This approach to business development is grounded in King's decision to divide its branded pharmaceutical business, its biggest
source of revenue (87 percent in 2005), into three therapeutic areas: Cardiovascular/Metabolics, Neuroscience, and Hospital/Acute
Care (see "The Final Three," right). Each group has its own senior leader, as well as its own sales force, profit and loss
objectives, feasible R&D projects, and goals for lifecycle management. The approach is designed to create a better link among
corporate strategic goals, new business opportunities, and R&D—in essence, to create a formalized method for filling gaps
in each business segment.
King credits Adriann Sax, head of business development, with the idea to divide the business this way. Sax came to King by
way of Merck, where she was hired to start developing its cancer business. She was there just a few months when she received
a call from Markison (the two were colleagues from Bristol-Myers Squibb), who was looking for "somebody who's good in strategy,"
recalls Sax. Soon after she started with King, the company's then-head of business development was asked to leave. Sax, a
self-proclaimed "big mouth," says she "asked for the position" upon her predecessor's departure. Markison agrees with his
old friend: "I think she elbowed her way into it."
Joe Squicciarino, King's CFO and the most recent addition to Markison's lineup, is also a Sax supporter. But the natty, mustachioed,
former Revlon exec cautions against off-message remarks. Still, he can't rein in Sax: "Our flexibility, agility, and creativity
is like a buffet," she says. "We have some very unique capabilities—our commercial infrastructure, our R&D organization. You
can either have a little of everything or you can select what you want."
Virtual Reality
Unlike many pharmaceutical companies, where the relationship between R&D and commercial operations is likened to church and
state, King prides itself on its philosophy of meshing the two. Executives at the company, with the exception of Jolly, are
uncommonly—and refreshingly—forthright about their priority: making money.
At King, says Sax, "there isn't anybody who doesn't touch business development at some point." That includes King Jolly, who
says, "We have profiles, certain types of compounds that we look for to meet certain needs of our sales force, that meet revenue
and net-income requirements."
For example, there's Remoxy, the most advanced product currently being developed through the King–Pain Therapeutics partnership.

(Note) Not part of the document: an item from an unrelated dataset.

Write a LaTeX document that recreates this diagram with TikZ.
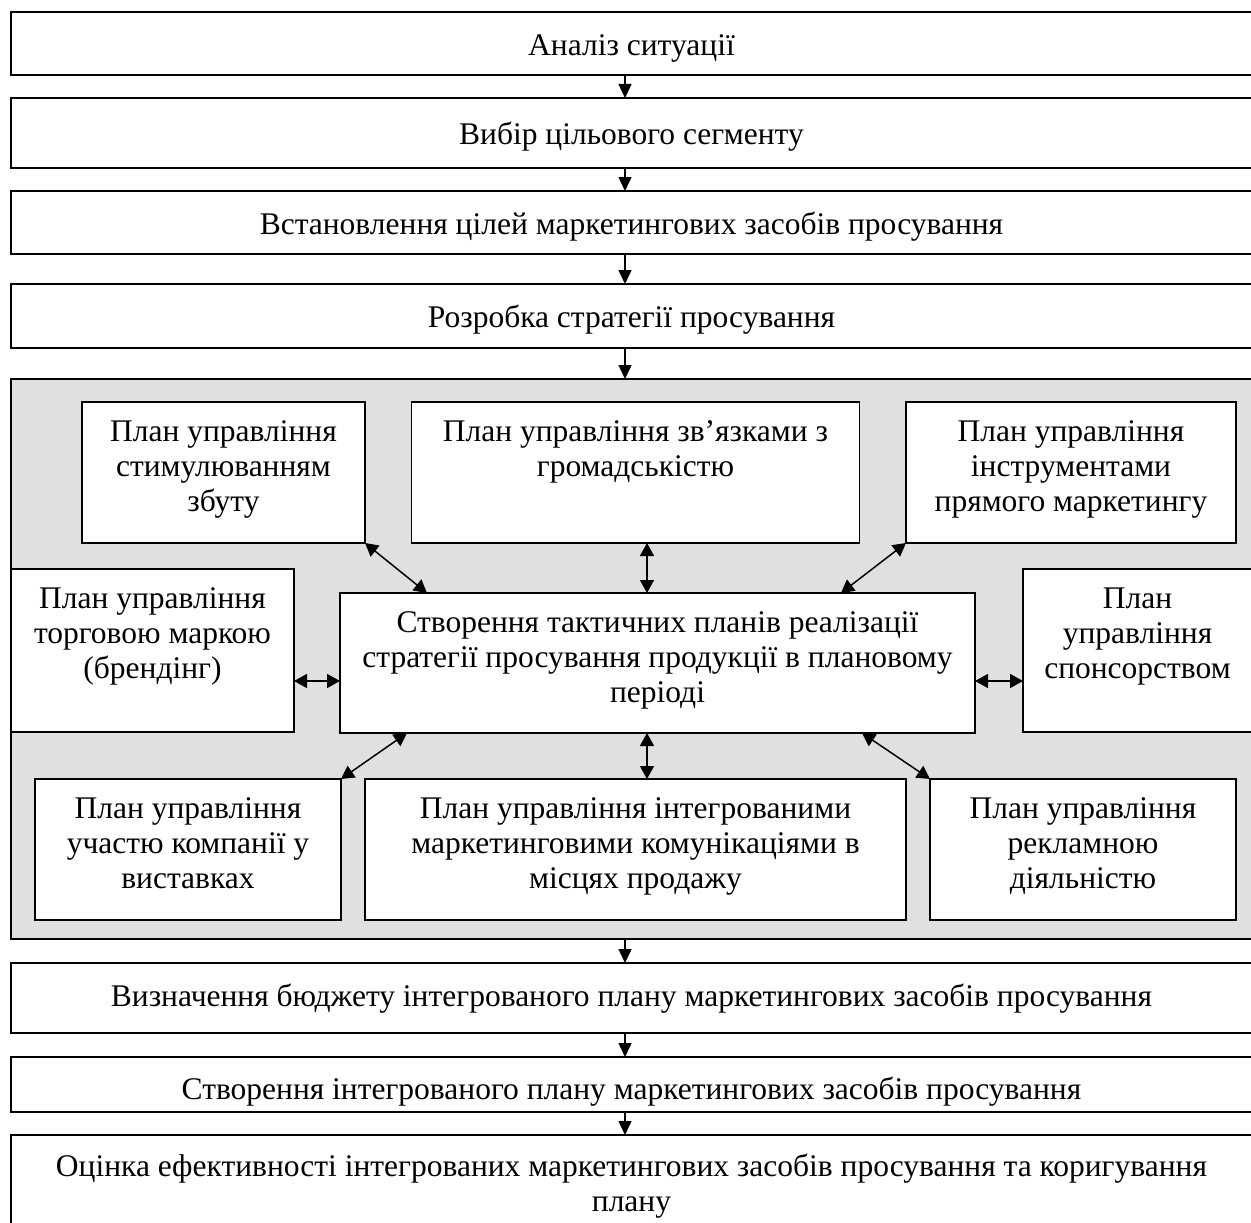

"What really got us excited about it is the large commercial opportunity," says Steve Andrzejewski. "It has a very high chance
of getting to the marketplace because it's not a new chemical entity; it's simply a new formulation."
King's definition of "R&D" is different than most other pharma companies'. In addition to the $74 million spent in 2005 on
the development of investigational drugs and on lifecycle management, the company spent about $189 million on acquiring rights
to research in progress from third parties.
"What we're doing is avoiding mistakes," Markison says of the company's approach to R&D. "It's common knowledge that there's
a research and development drought in the pharmaceutical industry. But really what that speaks to is compounds coming out
of discovery programs that are designed to feed these very large companies. We're not a discovery-laden company."
King does maintain a small discovery effort, but it exists as a sort of weeding-out tool, mainly for the purpose of helping
commercial operations identify viable business opportunities. "We have the expertise to really understand through due diligence
what we're looking at," says Markison, "and what we're going to take on in partnership mode."